沖縄経済が今後、高度な生産性向上を果たさなければならないという状況の中で、沖縄はシンガポールなどの都市国家やプーケットなどの観光地の成功例を見習っていこうという風潮があります。大変けっこうなことだとは思うのですが、根本的な効率の良さを目指すグランドデザインが無いまま、今の行政体制でできる小手先のことだけを中途半端に行っているというのが実体だと思います。
これから大注目の「エストニア」という国
ICTや電子政府といったキーワードに敏感な人にとっては、最も進んだ国としてすでに有名なエストニアですが、一般に広くその凄さが理解されてはいないと思います。旧CIS諸国では最も目覚ましい発展を遂げたエストニアですが、まだ先進国の水準には達していないため、まだ注目を集めるのはこれからといったところでしょう。とはいえ、購買力平価では既に一人あたり3万ドルに近い水準で、東欧諸国でも豊かな国の一つです。

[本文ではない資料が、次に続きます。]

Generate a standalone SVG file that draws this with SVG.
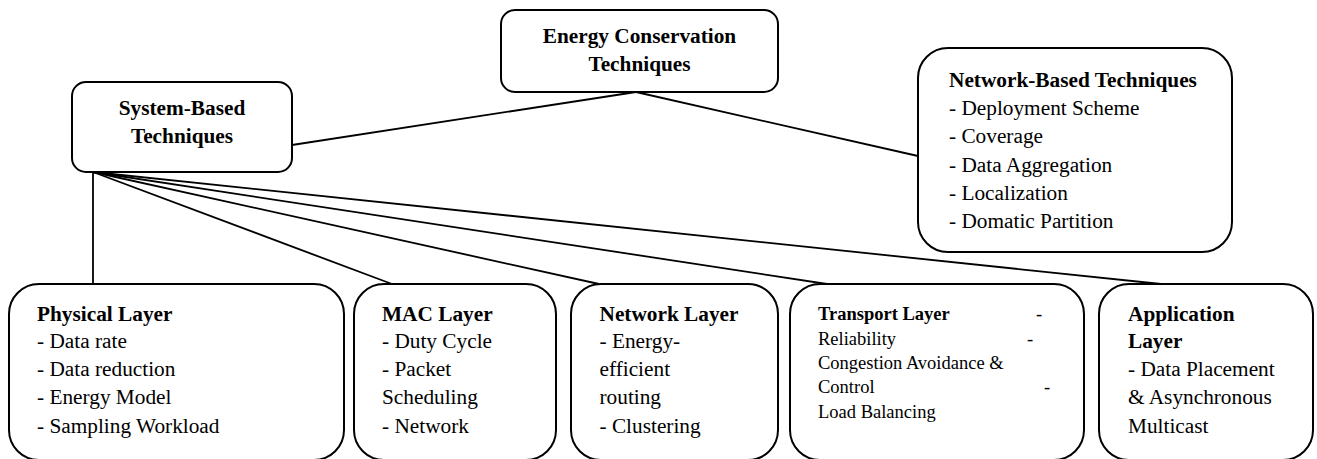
<svg xmlns="http://www.w3.org/2000/svg" width="1317" height="459" viewBox="0 0 1317 459">
  <style>
    .box { fill: #ffffff; stroke: #000000; stroke-width: 2; }
    .link { fill: none; stroke: #000000; stroke-width: 1.8; }
    .t { font-size: 21.3px; font-weight: bold; }
    .i { font-size: 21.3px; }
    .mid { text-anchor: middle; }
    .tt { font-size: 18.5px; font-weight: bold; }
    .ti { font-size: 18.5px; }
  </style>
  <rect x="0" y="0" width="1317" height="459" fill="#ffffff"/>

  <!-- connectors -->
  <g id="connectors">
    <path class="link" d="M292,145 L636,92"/>
    <path class="link" d="M636,92 L918,156"/>
    <path class="link" d="M93,172 L93,284"/>
    <path class="link" d="M93,172 L392,284"/>
    <path class="link" d="M93,172 L599,284"/>
    <path class="link" d="M93,172 L827,284"/>
    <path class="link" d="M93,172 L1161,284"/>
  </g>

  <g id="nodes" font-family="Liberation Serif, serif" fill="#000000">
    <!-- root -->
    <g id="energy-conservation">
      <rect class="box" x="501" y="10" width="277" height="82" rx="14"/>
      <text class="t mid" x="639.5" y="43">Energy Conservation</text>
      <text class="t mid" x="639.5" y="71">Techniques</text>
    </g>

    <g id="system-based">
      <rect class="box" x="72" y="82" width="220" height="90" rx="14"/>
      <text class="t mid" x="182" y="115">System-Based</text>
      <text class="t mid" x="182" y="143">Techniques</text>
    </g>

    <g id="network-based">
      <rect class="box" x="918" y="48" width="314" height="204" rx="30"/>
      <text class="t" x="949" y="87">Network-Based Techniques</text>
      <text class="i" x="949" y="115">- Deployment Scheme</text>
      <text class="i" x="949" y="143">- Coverage</text>
      <text class="i" x="949" y="172">- Data Aggregation</text>
      <text class="i" x="949" y="200">- Localization</text>
      <text class="i" x="949" y="228">- Domatic Partition</text>
    </g>

    <!-- layers -->
    <g id="physical-layer">
      <rect class="box" x="9" y="284" width="335" height="176" rx="30"/>
      <text class="t" x="37" y="321">Physical Layer</text>
      <text class="i" x="37" y="348">- Data rate</text>
      <text class="i" x="37" y="376">- Data reduction</text>
      <text class="i" x="37" y="404">- Energy Model</text>
      <text class="i" x="37" y="433">- Sampling Workload</text>
    </g>

    <g id="mac-layer">
      <rect class="box" x="354" y="284" width="202" height="176" rx="30"/>
      <text class="t" x="382" y="321">MAC Layer</text>
      <text class="i" x="382" y="348">- Duty Cycle</text>
      <text class="i" x="382" y="376">- Packet</text>
      <text class="i" x="382" y="404">Scheduling</text>
      <text class="i" x="382" y="433">- Network</text>
    </g>

    <g id="network-layer">
      <rect class="box" x="571" y="284" width="207" height="176" rx="30"/>
      <text class="t" x="599.5" y="321">Network Layer</text>
      <text class="i" x="599.5" y="348">- Energy-</text>
      <text class="i" x="599.5" y="376">efficient</text>
      <text class="i" x="599.5" y="404">routing</text>
      <text class="i" x="599.5" y="433">- Clustering</text>
    </g>

    <g id="transport-layer">
      <rect class="box" x="790" y="284" width="294" height="176" rx="30"/>
      <text class="tt" x="818" y="320">Transport Layer</text>
      <text class="ti" x="1036" y="320">-</text>
      <text class="ti" x="818" y="345">Reliability</text>
      <text class="ti" x="1027" y="345">-</text>
      <text class="ti" x="818" y="369">Congestion Avoidance &amp;</text>
      <text class="ti" x="818" y="393">Control</text>
      <text class="ti" x="1044" y="393">-</text>
      <text class="ti" x="818" y="418">Load Balancing</text>
    </g>

    <g id="application-layer">
      <rect class="box" x="1099" y="284" width="214" height="176" rx="30"/>
      <text class="t" x="1128" y="321">Application</text>
      <text class="t" x="1128" y="348">Layer</text>
      <text class="i" x="1128" y="376">- Data Placement</text>
      <text class="i" x="1128" y="404">&amp; Asynchronous</text>
      <text class="i" x="1128" y="433">Multicast</text>
    </g>
  </g>
</svg>
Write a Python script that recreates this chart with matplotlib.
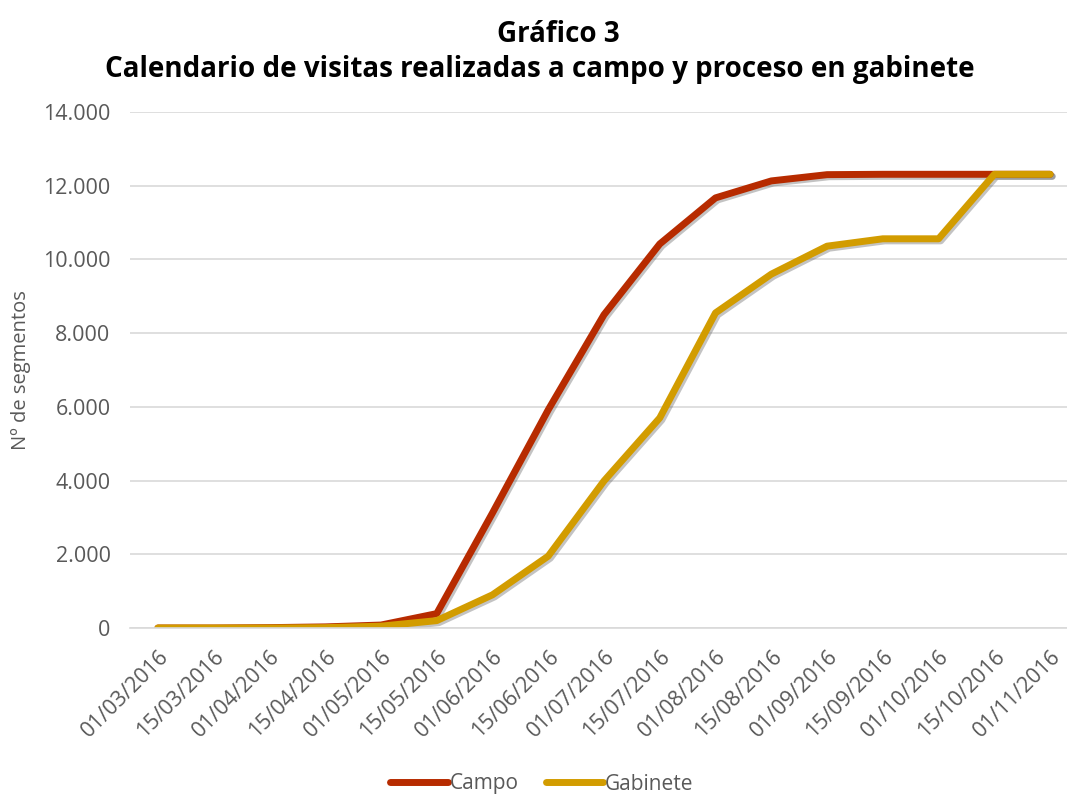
import matplotlib
matplotlib.use("Agg")
import matplotlib.pyplot as plt
import matplotlib.patheffects as pe
from matplotlib.ticker import FuncFormatter

plt.rcParams['font.family'] = ['Open Sans', 'DejaVu Sans']

fechas = ["01/03/2016", "15/03/2016", "01/04/2016", "15/04/2016", "01/05/2016",
          "15/05/2016", "01/06/2016", "15/06/2016", "01/07/2016", "15/07/2016",
          "01/08/2016", "15/08/2016", "01/09/2016", "15/09/2016", "01/10/2016",
          "15/10/2016", "01/11/2016"]
campo = [0, 0, 10, 30, 80, 390, 3120, 5920, 8500, 10420, 11670, 12130, 12300,
         12310, 12310, 12310, 12310]
gabinete = [0, 0, 0, 10, 50, 200, 900, 1950, 3990, 5700, 8550, 9600, 10360,
            10560, 10560, 12310, 12310]

fig = plt.figure(figsize=(10.67, 7.96), dpi=100)
ax = fig.add_axes([130/1067, 1 - 628/796, 948/1067, 516/796])

x = list(range(len(fechas)))
sombra = [pe.SimpleLineShadow(offset=(1.5, -1.5), alpha=0.35, shadow_color='#555555'), pe.Normal()]
ax.plot(x, campo, color='#B72B00', lw=5, label='Campo', solid_capstyle='round',
        solid_joinstyle='round', path_effects=sombra)
ax.plot(x, gabinete, color='#D29C00', lw=5, label='Gabinete', solid_capstyle='round',
        solid_joinstyle='round', path_effects=sombra)

ax.set_xlim(-0.5, len(fechas) - 0.5)
ax.set_ylim(0, 14000)
ax.set_yticks(range(0, 14001, 2000))
ax.yaxis.set_major_formatter(FuncFormatter(lambda v, p: f"{int(v):,}".replace(",", ".")))
ax.set_xticks(x)
ax.set_xticklabels(fechas, rotation=45, ha='right', rotation_mode='anchor')
ax.grid(axis='y', color='#D9D9D9', lw=1.2)
ax.set_axisbelow(True)
for s in ['top', 'right', 'left']:
    ax.spines[s].set_visible(False)
ax.spines['bottom'].set_color('#D9D9D9')
ax.spines['bottom'].set_linewidth(1.2)
ax.tick_params(axis='both', length=0, labelsize=15.5, labelcolor='#595959')
ax.tick_params(axis='y', pad=14)
ax.tick_params(axis='x', pad=13)
ax.set_ylabel('Nº de segmentos', fontsize=14.5, color='#595959', labelpad=9)

fig.text(558/1067, 1 - 35/796, 'Gráfico 3', ha='center', va='center', fontsize=20, fontweight='bold')
fig.text(540/1067, 1 - 70/796, 'Calendario de visitas realizadas a campo y proceso en gabinete',
         ha='center', va='center', fontsize=20, fontweight='bold')

leg = fig.legend(loc='center', bbox_to_anchor=(542/1067, 1 - 784/796), ncol=2, frameon=False,
                 fontsize=15, handlelength=2.75, handletextpad=0.1, columnspacing=1.3)
for t in leg.get_texts():
    t.set_color('#595959')
for l in leg.get_lines():
    l.set_linewidth(5)
    l.set_path_effects([])

fig.savefig('out.png', dpi=100)
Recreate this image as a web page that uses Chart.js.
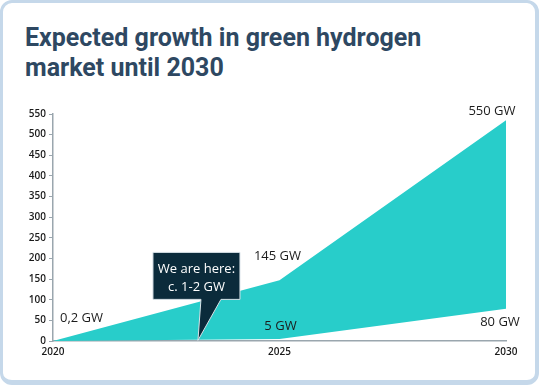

エストニアが注目されている最も大きな理由は、その徹底して電子化されている電子政府です。特徴的な点だけを挙げても、
- 起業の法人登記はオンラインで、30分で完了する
- オンラインで確定申告をしている人の割合は95%を超える
- 電子申告から3日程度で還付金が振り込まれる
- 全ての医療記録が一元化されて保存されており、8割以上の医療機関で共有されている
- 電子処方箋で、通院しなくても持病の薬などを保険適用で購入可能
- 大学などの入学願書はポータルから提出でき、成績などは自動的に参照される
- 閣議はペーパーレスで、国外からでも参加可能
- エストニアに在住していなくても、完全に国外からエストニア国内の会社を運営でき、納税などの行政手続を全てオンラインで行うことができる
このように日本などの国からすると信じられないレベルで電子化が進んでいます。日本政府も含めて世界中の政府が、このエストニアに学ぼうと頻繁にエストニアを訪れています。
沖縄とエストニアの共通点
エストニアは、ソ連からの独立後、貧しく、資源もなく、人口も少ないという地域でしたが、ITへの集中投資と徹底した効率化という選択により旧CIS諸国で最も成長した国となりました。
日本で最も所得の低い地域の一つである沖縄は、このエストニアを見習って徹底した効率化をすべきではないかと思うわけです。沖縄とエストニアには似た部分があります。
- 人口(沖縄 145万人 エストニア 133万人)
- 一人あたり購買力平価GDP(ともに約300万円)
- 輸入依存の状態(GDPに対する輸入の割合 沖縄約47% エストニア約64%)
- 広い地域に人口が分散(沖縄は離島、エストニアは人口密度が低い)
- 資源に乏しい
- 行政を横断的に扱う組織(沖縄総合事務局とエストニア中央政府)
- 隣国の脅威(中国、ロシア)
エストニアは生き残るために、徹底した効率化という道を選びました。沖縄は、米軍や日本政府の財政状況によっては簡単に危機的状況に陥る可能性がある状況ですから、エストニアと同様に、根本的な部分の効率化を進めることが必要だと思います。
EUのゲートウェイとしてのエストニアと、日本にとっての琉球・沖縄
エストニアは2004年にEUに加盟しており、先程のような起業や納税の利便性のため、EU圏内に進出したい企業が拠点を構えるなどしています。EUは16兆ドルの経済圏であり、域内での自由な交易や往来が可能ですから、その中に拠点を構えることはグローバルな商売をしようとする企業にとって価値のあることです。
エストニアは居住者以外が「電子居住」できるe-Residencyという仕組みがあり、エストニアが他国のパスポートを確認して身分証のeIDカードを発行しています。今、EUを離脱しようとしているイギリスではこのeIDカードを取得してEU市民としての身分を確保しようという動きもあります。
沖縄はもともとその地理的な位置関係もあり、中世は中国や東南アジアから日本へのゲートウェイとも言える存在であったとも言えると思います。沖縄でエストニアのような起業の利便性や電子居住の仕組みが実現できれば、単独で4兆ドルの経済圏である日本市場へのゲートウェイとして世界中の企業が注目するような存在になることが可能ではないでしょうか。